Why it matters: A lot of the chatter about where video gaming is going involves either the scarcity of single-player games or the success of competitive multiplayer phenomena such as “Fortnite” and “Call of Duty: Warzone.”
- But co-op games — in which you team up with other players to compete against the computer — are on the rise.
A co-op cornucopia:
- Ubisoft’s Saturday E3 presentation opened with a co-op game: “Rainbow Six Extraction” (team with other players to infiltrate alien-infested bases).
- Xbox’s Sunday E3 event closed with one: “Redfall” (team up with other players to fight vampires).
- Plus: Microsoft announced “Contraband” (“a co-op smuggler’s paradise”), Warner Bros. showcased “Back 4 Blood” (a spiritual successor to 2008’s pioneering people vs. zombies game “Left 4 Dead”), and Team 17 announced new content for its popular co-op cooking game “Overcooked: All You Can Eat.”
What they’re saying: “After we shipped ‘Left 4 Dead,’ the first thing I said to a bunch of people was, ‘More people should make co-op games, because it just makes more sense,’” former “Left 4 Dead” project lead Chet Faliszek told Axios.
- It’s happened in fits and starts with well-received releases such as “Deep Rock Galactic” and “Payday 2.”

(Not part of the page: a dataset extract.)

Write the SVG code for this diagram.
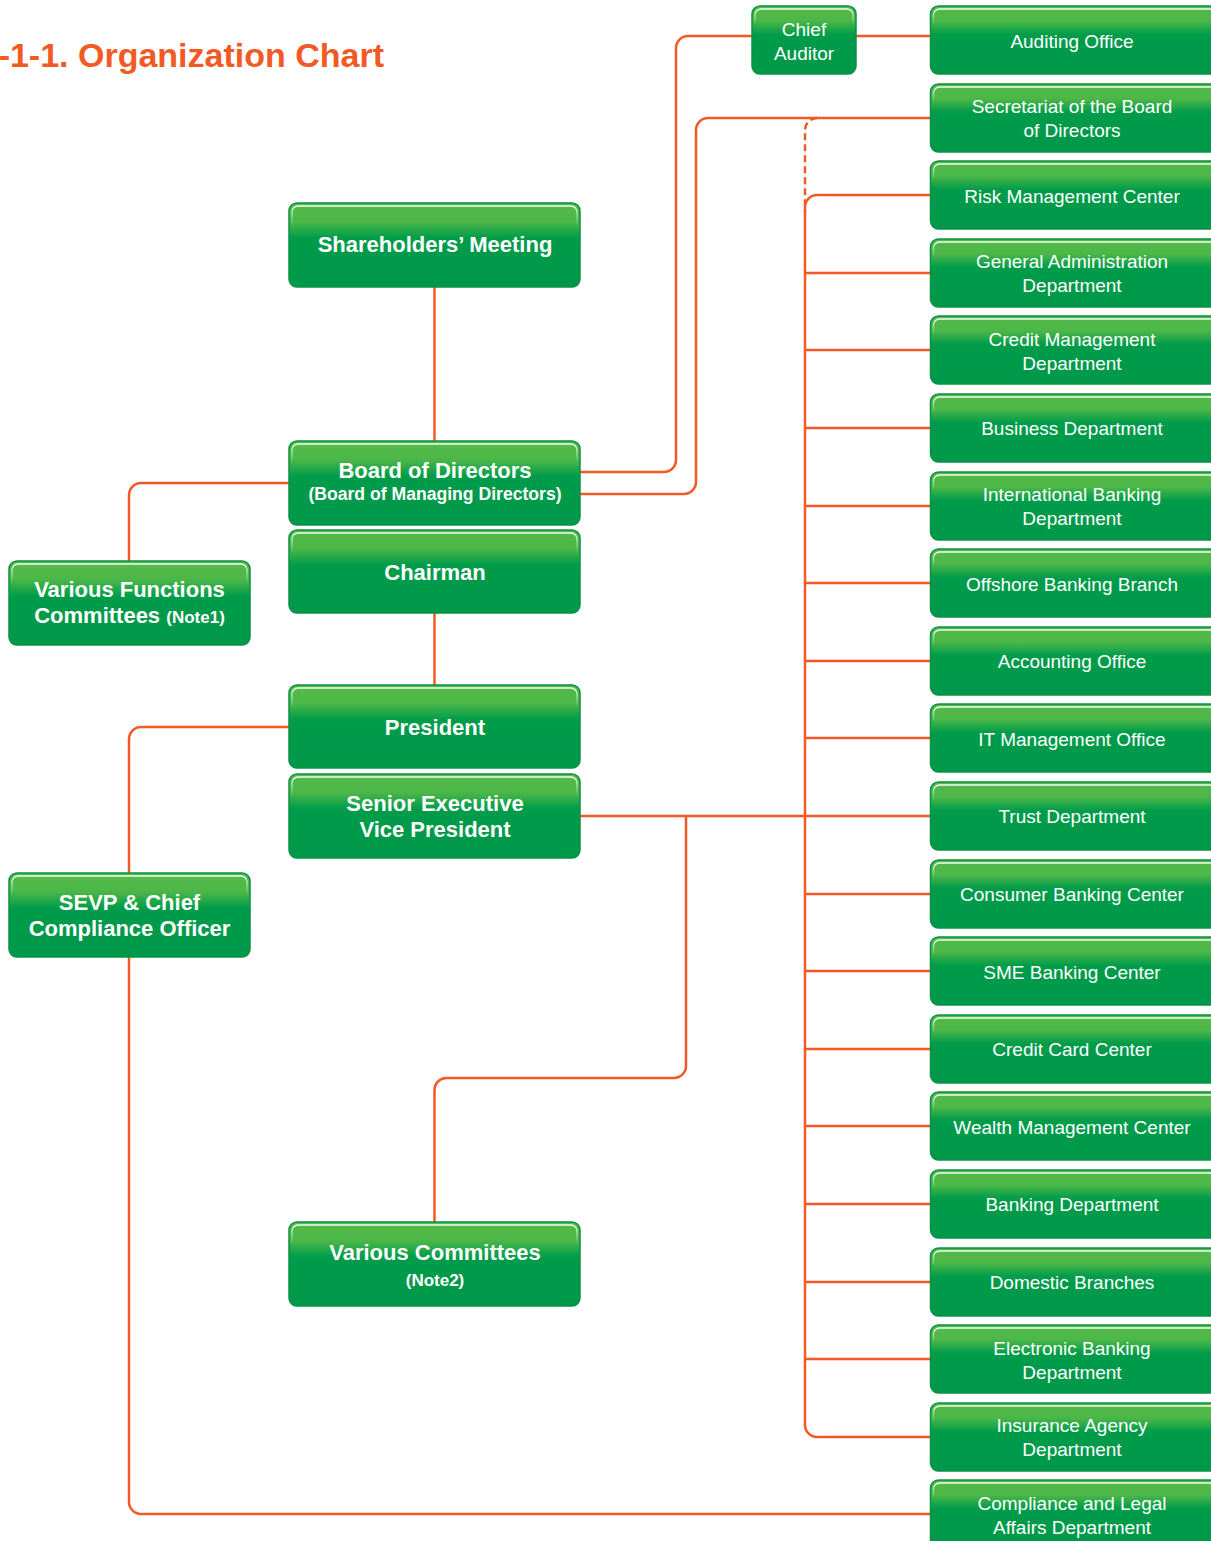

- But many games merely feature co-op as an additional mode, not really incorporating team play as a fundamental part of the game.

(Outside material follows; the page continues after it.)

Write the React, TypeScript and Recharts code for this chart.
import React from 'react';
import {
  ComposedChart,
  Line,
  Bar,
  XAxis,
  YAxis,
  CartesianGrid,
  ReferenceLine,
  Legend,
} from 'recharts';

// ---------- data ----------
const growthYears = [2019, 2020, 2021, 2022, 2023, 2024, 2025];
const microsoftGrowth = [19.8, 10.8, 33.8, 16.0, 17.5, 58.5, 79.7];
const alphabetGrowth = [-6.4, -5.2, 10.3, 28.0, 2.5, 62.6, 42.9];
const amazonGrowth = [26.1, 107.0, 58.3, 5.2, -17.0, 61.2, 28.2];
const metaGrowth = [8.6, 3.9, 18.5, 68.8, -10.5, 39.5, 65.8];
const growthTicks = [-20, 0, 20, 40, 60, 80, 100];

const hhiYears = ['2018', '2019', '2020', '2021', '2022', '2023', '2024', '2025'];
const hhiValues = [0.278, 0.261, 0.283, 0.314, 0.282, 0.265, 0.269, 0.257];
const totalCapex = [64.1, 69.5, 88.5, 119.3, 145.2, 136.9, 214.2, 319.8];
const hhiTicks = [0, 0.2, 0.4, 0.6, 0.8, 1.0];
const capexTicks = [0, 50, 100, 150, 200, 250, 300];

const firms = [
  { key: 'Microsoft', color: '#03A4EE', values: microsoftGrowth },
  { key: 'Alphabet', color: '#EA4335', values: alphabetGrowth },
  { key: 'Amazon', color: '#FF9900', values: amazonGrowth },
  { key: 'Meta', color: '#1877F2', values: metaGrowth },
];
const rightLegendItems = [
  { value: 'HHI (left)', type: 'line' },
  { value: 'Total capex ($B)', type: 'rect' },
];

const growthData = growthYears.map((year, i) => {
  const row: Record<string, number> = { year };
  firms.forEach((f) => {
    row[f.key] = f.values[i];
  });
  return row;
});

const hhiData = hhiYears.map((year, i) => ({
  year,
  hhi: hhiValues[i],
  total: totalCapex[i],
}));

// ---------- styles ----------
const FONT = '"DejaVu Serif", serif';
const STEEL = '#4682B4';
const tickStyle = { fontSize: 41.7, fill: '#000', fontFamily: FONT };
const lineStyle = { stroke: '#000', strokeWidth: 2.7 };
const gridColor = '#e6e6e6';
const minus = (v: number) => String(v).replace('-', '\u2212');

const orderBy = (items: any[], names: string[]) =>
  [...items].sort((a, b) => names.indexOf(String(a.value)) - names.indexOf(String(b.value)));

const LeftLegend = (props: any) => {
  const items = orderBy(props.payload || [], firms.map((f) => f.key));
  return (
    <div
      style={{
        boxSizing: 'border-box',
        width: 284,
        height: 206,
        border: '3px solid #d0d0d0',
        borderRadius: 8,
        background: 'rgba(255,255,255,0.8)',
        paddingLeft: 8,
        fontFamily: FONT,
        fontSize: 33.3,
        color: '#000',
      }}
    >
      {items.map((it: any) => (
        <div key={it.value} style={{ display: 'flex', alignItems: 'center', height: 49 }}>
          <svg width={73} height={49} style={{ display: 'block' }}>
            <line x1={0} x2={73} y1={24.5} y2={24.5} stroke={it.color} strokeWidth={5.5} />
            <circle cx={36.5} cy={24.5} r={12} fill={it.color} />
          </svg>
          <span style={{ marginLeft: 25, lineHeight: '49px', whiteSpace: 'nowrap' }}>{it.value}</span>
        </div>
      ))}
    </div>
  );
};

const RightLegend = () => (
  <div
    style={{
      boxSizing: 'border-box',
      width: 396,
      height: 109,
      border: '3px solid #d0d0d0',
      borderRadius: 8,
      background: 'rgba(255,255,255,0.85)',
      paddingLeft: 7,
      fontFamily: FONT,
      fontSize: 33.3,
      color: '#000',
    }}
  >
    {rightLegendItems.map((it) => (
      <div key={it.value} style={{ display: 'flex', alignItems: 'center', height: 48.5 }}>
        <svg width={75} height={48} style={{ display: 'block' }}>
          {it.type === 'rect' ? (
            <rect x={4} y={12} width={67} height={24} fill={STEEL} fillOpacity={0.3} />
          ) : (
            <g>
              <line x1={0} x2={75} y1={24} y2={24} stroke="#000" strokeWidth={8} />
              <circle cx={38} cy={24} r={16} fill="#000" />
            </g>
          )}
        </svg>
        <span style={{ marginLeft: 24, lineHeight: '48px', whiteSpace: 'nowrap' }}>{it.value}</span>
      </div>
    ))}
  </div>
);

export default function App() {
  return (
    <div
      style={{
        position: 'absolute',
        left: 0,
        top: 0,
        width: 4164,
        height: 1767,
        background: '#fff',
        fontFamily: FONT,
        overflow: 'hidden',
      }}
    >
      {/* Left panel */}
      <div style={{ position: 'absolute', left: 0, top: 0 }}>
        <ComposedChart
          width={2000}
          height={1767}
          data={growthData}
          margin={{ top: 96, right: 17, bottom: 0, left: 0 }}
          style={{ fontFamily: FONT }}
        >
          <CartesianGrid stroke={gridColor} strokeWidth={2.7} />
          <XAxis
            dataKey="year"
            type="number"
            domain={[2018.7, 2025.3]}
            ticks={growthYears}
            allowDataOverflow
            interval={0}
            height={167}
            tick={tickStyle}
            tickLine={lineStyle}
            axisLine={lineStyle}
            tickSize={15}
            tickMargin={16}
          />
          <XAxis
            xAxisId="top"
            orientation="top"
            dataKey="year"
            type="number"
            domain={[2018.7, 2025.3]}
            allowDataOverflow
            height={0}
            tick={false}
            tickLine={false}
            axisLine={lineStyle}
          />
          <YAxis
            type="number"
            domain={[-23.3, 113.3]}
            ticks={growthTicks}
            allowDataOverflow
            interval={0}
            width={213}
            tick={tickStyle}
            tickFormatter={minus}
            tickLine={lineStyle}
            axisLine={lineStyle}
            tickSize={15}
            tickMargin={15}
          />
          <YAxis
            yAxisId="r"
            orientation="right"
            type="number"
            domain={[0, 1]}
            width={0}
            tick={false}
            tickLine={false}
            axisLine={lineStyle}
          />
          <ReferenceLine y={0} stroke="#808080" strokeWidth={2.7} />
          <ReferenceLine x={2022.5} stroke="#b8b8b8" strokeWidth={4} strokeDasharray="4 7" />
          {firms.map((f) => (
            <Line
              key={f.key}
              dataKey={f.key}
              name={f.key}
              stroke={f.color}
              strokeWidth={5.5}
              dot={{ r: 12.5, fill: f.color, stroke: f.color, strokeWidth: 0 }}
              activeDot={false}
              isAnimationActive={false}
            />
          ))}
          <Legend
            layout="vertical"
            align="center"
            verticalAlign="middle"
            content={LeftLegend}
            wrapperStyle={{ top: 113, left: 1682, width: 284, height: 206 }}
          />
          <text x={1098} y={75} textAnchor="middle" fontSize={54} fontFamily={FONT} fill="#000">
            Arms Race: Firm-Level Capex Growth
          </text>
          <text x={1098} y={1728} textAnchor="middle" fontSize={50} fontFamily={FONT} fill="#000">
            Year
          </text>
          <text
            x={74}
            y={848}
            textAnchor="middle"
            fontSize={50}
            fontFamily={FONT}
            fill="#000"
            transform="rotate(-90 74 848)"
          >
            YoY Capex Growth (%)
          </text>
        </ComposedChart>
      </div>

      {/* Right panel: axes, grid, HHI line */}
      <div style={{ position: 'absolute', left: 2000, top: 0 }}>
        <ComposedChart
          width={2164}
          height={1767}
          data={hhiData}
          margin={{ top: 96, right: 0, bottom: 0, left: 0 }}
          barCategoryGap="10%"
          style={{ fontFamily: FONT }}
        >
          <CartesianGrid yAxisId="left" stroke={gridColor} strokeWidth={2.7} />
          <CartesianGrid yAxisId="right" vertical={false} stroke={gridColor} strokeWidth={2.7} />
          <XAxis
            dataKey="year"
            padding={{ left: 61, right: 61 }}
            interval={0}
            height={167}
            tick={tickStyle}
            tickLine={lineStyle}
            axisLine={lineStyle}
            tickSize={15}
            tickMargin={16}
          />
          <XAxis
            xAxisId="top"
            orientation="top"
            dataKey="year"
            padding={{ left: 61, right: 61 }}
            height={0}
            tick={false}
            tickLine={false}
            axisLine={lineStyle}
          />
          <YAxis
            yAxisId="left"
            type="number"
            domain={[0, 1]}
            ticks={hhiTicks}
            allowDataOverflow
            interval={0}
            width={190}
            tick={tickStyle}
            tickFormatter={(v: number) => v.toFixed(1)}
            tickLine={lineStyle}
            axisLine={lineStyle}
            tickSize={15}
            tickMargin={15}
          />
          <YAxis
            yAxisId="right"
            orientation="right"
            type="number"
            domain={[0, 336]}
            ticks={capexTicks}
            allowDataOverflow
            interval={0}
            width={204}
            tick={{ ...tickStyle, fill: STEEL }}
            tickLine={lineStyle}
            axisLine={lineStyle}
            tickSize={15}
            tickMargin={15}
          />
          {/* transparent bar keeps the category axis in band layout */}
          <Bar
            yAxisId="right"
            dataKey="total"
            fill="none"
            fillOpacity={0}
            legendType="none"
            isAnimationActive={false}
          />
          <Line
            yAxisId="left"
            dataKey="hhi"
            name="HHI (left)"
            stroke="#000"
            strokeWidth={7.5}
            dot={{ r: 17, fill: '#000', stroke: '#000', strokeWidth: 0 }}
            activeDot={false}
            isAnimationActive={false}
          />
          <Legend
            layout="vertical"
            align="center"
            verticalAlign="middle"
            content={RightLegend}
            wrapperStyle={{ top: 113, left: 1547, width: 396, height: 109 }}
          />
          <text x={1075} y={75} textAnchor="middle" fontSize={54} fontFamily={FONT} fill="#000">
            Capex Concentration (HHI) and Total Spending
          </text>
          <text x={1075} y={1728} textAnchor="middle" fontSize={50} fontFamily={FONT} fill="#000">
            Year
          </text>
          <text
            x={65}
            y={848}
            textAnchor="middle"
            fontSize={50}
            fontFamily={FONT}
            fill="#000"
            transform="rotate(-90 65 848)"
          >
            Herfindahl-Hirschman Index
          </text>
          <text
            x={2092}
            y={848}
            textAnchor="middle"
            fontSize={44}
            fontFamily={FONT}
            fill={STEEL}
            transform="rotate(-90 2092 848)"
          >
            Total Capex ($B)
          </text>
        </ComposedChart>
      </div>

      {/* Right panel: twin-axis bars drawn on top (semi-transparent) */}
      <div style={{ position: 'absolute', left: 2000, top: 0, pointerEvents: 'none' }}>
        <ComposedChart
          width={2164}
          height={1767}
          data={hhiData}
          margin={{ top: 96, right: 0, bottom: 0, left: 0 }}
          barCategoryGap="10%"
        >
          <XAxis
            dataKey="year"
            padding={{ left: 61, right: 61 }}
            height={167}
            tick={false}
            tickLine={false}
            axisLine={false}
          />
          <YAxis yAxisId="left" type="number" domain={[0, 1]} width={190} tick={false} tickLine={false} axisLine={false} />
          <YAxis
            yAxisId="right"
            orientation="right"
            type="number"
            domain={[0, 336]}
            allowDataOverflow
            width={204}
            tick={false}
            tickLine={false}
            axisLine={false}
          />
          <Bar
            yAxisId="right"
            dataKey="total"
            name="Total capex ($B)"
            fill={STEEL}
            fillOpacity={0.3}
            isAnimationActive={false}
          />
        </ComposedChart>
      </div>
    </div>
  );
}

In 2019, Faliszek and Kimberly Voll announced they were starting Stray Bombay, a studio to specialize in co-op games.
- At this E3, Stray Bombay announced its debut game “The Anacrusis,” a co-op adventure in which people play as humans fending off an alien attack on a spaceship. The game’s AI director interprets players’ approaches and preferences then tailors the game’s enemies, items and overall flow accordingly.
Between the lines: One of the year’s surprise hits is “It Takes Two,” a fantastical co-op game about a couple with problems.
- It debuted in March as the 22nd best-selling game in the U.S., according to tracking firm NPD, then rose to ninth in April and charted well again in May — a sign it has legs.
- It comes from Hazelight, a studio whose previous game, the two-player prison break “A Way Out,” was its co-op debut.
The bottom line: This is a format no doubt fit for the current moment, when people crave the kind of companionship that’s been hard to come by in the past year.